Whenever Sunny is mentioned, Hata unconsciously delves back into his memories of the war, bringing up snippets of his time serving as a medic for the reader to piece together what Hata himself may be unwilling to confront: that he feels guilty, both in his national identity as a Japanese man and in his failure to obtain any kind of stable family. Of his parents, whom Hata mentions very little and only in the context of his childhood, suggesting he no longer kept in contact with them into adulthood, he says: “I am only certain in my honouring of them, which I am always failing in. But that is a child’s lifelong burden” (Lee 244). With the associated guilt of his unaddressed past, it is no surprise that Hata’s inclination of family is twisted and barely-alive, which results in his mistreatment of Sunny and her running away from home as a teeenager. Hata lets her, and loses contact with her soon after, unwilling to maintain the pretense of family he had originally set out to achieve. 
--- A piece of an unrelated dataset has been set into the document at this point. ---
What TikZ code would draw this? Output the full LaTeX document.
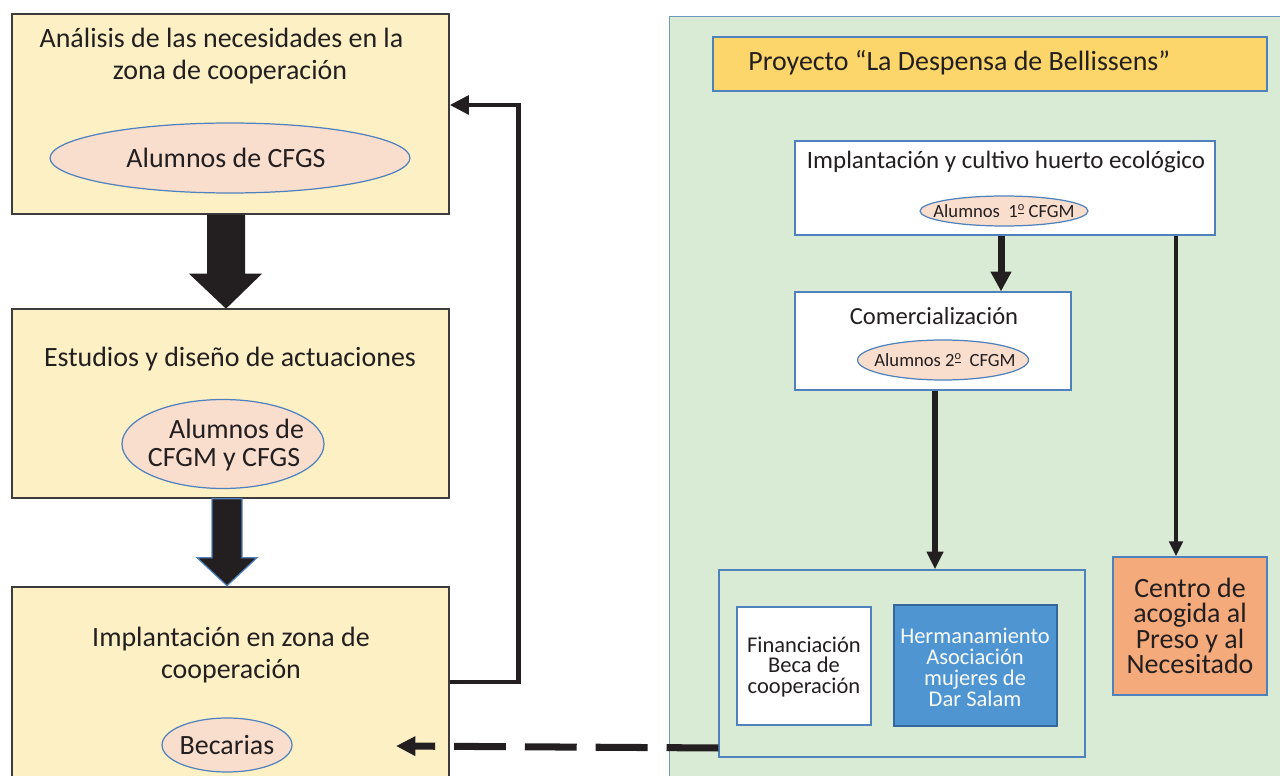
\documentclass[tikz,border=0pt]{standalone}
\usepackage{fontspec}
\setmainfont{Carlito}
\usetikzlibrary{shapes.geometric,arrows.meta,calc}
\definecolor{ink}{HTML}{231F20}
\definecolor{yfill}{HTML}{FDF0C5}
\definecolor{ydraw}{HTML}{3C3C3C}
\definecolor{peachfill}{HTML}{F9DECE}
\definecolor{bdraw}{HTML}{4F81BD}
\definecolor{gfill}{HTML}{D9EBD5}
\definecolor{gdraw}{HTML}{6A98C0}
\definecolor{barfill}{HTML}{FCD66A}
\definecolor{hmfill}{HTML}{4F95D2}
\definecolor{hmdraw}{HTML}{36679A}
\definecolor{ccfill}{HTML}{F4AA7B}
\newcommand\fsz[2]{\fontsize{#1}{#2}\selectfont}
\newcommand\ordo{\raisebox{0.8ex}{\fontsize{7}{7}\selectfont\underline{o}}}
\begin{document}
\begin{tikzpicture}[x=0.02cm,y=-0.02cm,
  ybox/.style={rectangle,draw=ydraw,fill=yfill,line width=0.8pt,inner sep=0pt},
  peach/.style={ellipse,draw=bdraw,fill=peachfill,line width=0.7pt,inner sep=0pt},
  wbox/.style={rectangle,draw=bdraw,fill=white,line width=0.7pt,inner sep=0pt},
  panel/.style={rectangle,draw=gdraw,fill=gfill,line width=0.8pt,inner sep=0pt},
  txt/.style={align=center,inner sep=0pt,text=ink},
  fmain/.style={font=\fsz{15.9}{18.1}},
  conn/.style={draw=ink,line cap=butt,line join=miter}
]
\useasboundingbox (0,0) rectangle (1280,776);
\clip (0,0) rectangle (1280,776);

% ---------- left column ----------
\node[ybox,minimum width=8.74cm,minimum height=4cm] (b1) at (230.5,114) {};
\node[ybox,minimum width=8.74cm,minimum height=3.78cm] (b2) at (230.5,403.5) {};
\node[ybox,minimum width=8.74cm,minimum height=4.06cm] (b3) at (230.5,688.5) {};

\node[txt,fmain] (t1) at (230,56) {Análisis de las necesidades en la\hspace*{0.34cm}\\zona de cooperación};
\node[peach,minimum width=7.2cm,minimum height=1.4cm] (e1) at (230,158) {};
\node[txt,fmain] (e1t) at (226,158) {Alumnos de CFGS};

\node[txt,fmain] (t2) at (230,359) {Estudios y diseño de actuaciones};
\node[peach,minimum width=4.04cm,minimum height=1.78cm] (e2) at (223,444) {};
\node[txt,font=\fsz{15.9}{16.4}] (e2t) at (224,445) {\hspace*{0.9em}Alumnos de\\CFGM y CFGS};

\node[txt,fmain] (t3) at (231,655) {Implantación en zona de\\cooperación};
\node[peach,minimum width=2.6cm,minimum height=1.08cm] (e3) at (227,745) {};
\node[txt,fmain] (e3t) at (e3) {Becarias};

% block arrows
\fill[ink] ($(b1.south)+(-23.5,0)$) -- ($(b1.south)+(14.5,0)$) -- ($(b1.south)+(14.5,59)$)
  -- ($(b1.south)+(31.5,59)$) -- ($(b1.south)+(-4.5,94)$) -- ($(b1.south)+(-41.5,59)$)
  -- ($(b1.south)+(-23.5,59)$) -- cycle;
\filldraw[fill=ink,draw=bdraw,line width=0.7pt] ($(b2.south)+(-18.5,0)$) -- ($(b2.south)+(11.5,0)$)
  -- ($(b2.south)+(11.5,59)$) -- ($(b2.south)+(26.5,59)$) -- ($(b2.south)+(-3.5,87)$)
  -- ($(b2.south)+(-33.5,59)$) -- ($(b2.south)+(-18.5,59)$) -- cycle;

% feedback connector
\draw[conn,line width=2.8pt,-{Triangle[length=11pt,width=10.5pt]}]
  ([yshift=0.13cm]b3.east) -- ++(69,0) |- ([yshift=0.18cm]b1.east);

% ---------- right panel ----------
\node[panel,minimum width=12.42cm,minimum height=15.48cm,anchor=north west] (gp) at (669,16) {};
\node[rectangle,draw=bdraw,fill=barfill,line width=0.7pt,minimum width=11.08cm,minimum height=1.08cm] (pb) at (990,64) {};
\node[txt,fmain,anchor=west] (pbt) at (748,63) {Proyecto “La Despensa de Bellissens”};

\node[wbox,minimum width=8.4cm,minimum height=1.88cm] (hb) at (1005,188) {};
\node[txt,font=\fsz{14.2}{16}] (hbt) at (1006,162) {Implantación y cultivo huerto ecológico};
\node[peach,minimum width=3.36cm,minimum height=0.6cm] (ea) at (1004,211) {};
\node[txt,font=\fsz{10.6}{12}] (eat) at (1004,211) {Alumnos\ \ 1\ordo{} CFGM};

\node[wbox,minimum width=5.52cm,minimum height=1.96cm] (cb) at (933,341) {};
\node[txt,font=\fsz{14}{15}] (cbt) at (934,316) {Comercialización};
\node[peach,minimum width=3.42cm,minimum height=0.8cm] (eb) at (943,360) {};
\node[txt,font=\fsz{10.6}{12}] (ebt) at (945,360) {Alumnos 2\ordo\ \ CFGM};

\node[rectangle,draw=bdraw,fill=gfill,line width=0.8pt,minimum width=7.32cm,minimum height=3.74cm] (ib) at (902,663.5) {};
\node[wbox,minimum width=2.68cm,minimum height=2.36cm] (fb) at (804,666) {};
\node[txt,font=\fsz{12.8}{11.9}] (fbt) at (804,667) {Financiación\\Beca de\\cooperación};
\node[rectangle,draw=hmdraw,fill=hmfill,line width=1pt,minimum width=3.26cm,minimum height=2.42cm] (hm) at (975.5,665.5) {};
\node[align=center,inner sep=0pt,text=white!96!hmfill,font=\fsz{12.8}{11.9}] (hmt) at (975,667) {Hermanamiento\\Asociación\\mujeres de\\Dar Salam};

\node[rectangle,draw=bdraw,fill=ccfill,line width=0.8pt,minimum width=3.08cm,minimum height=2.76cm] (cc) at (1190,626) {};
\node[txt,font=\fsz{15.9}{14.4}] (cct) at (1190,626) {Centro de\\acogida al\\Preso y al\\Necesitado};

% connectors in panel
\draw[conn,line width=4pt,-{Triangle[length=11.3pt,width=11.3pt]}]
  ([xshift=-0.08cm]hb.south) -- ([xshift=-0.08cm]hb.south |- cb.north);
\draw[conn,line width=3.8pt,-{Triangle[length=10pt,width=9pt]}]
  ([xshift=0.04cm]cb.south) -- ([xshift=0.04cm]cb.south |- ib.north);
\draw[conn,line width=2.8pt,-{Triangle[length=8.5pt,width=7.6pt]}]
  ([xshift=3.42cm]hb.south) -- ([xshift=3.42cm]hb.south |- cc.north);

% dashed connector
\coordinate (dtip) at (396,746);
\draw[conn,line width=4pt,dash pattern=on 29.5pt off 10.8pt,-{Triangle[length=11pt,width=10.5pt]}]
  ([yshift=-1.69cm]ib.west) -- (dtip);
\end{tikzpicture}
\end{document}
But not all is lost, it seems. Chang’s novel tells a story of loss, grief, and guilt, but also hints at a bittersweet resolution for Franklin Hata. After he has admitted the entirety of his feelings for K to himself — and the reader —Hata wills himself to seek out Sunny once more, finding her in the neighbouring town with a son. As he wonders with himself whether he should reconnect with the daughter he had wanted so long ago, Hata realises he is “afraid not of death but of the death of yet another living chance” (Lee 332), and uses this unusually straightforward revelation to meet a now-adult Sunny and Thomas, his grandson. 

Sunny is a single mother, and once more Hata laments on the loss of the ideal family unit as a result. He notes that Sunny has “been thus tempered by her life” and is now forced to address “this innocently crouched old man who once tried to conduct himself like her father” (Lee 213). Though Hata’s narrative is self-depreciating, it is also truthful and honest, a far cry from the polite half-truths he had previously addressed the reader with. Chang masterfully spins the latter half of the book into a slow story of resolution, telling the tale of a recovery that is imperfect, but speaks to the importance of progress beyond anything else. Sunny does not fully trust Hata with the finer details of her life, not does Hata ever completely forget K and the “darkest fires” (Lee 262) that her memory stirs within his heart, but Doc Hata seems to come to a revelation part way through the novel on the ways that he is unable to change the past, and how he must confront the present in order to give way to the future. 

Perhaps it would be wrong to say Chang-rae Lee’s A Gesture Life is a masterpiece; the slow-paced narrative and sudden burst of exposition in the form of Hata’s flashbacks towards uncomfortable war-time truths make it a hard book to sit down and acknowledge in its entirety. Franklin Hata, in as far as being a reliable narrator goes, is as far away from someone readers can trust as he could possibly get. Despite all this, Lee writes of family and love with a familiar, bittersweet sense, a realistic reflection of the many complications that a life well-lived through generations of tradition and decades of strife can bring upon an individual identity. Franklin Hata may be a frustrating, infuriating protagonist, but he is realistic in a way that allows for pity, understanding, and anger, existing simultaneously as a warning and an exploration to the extremes that love can drive a simple person towards. 

Works Cited

Lee, Chang-rae. A Gesture Life. Riverhead Books, 1999. 

Lee, Chang-rae. A Gesture Life. Riverhead Books, 1999.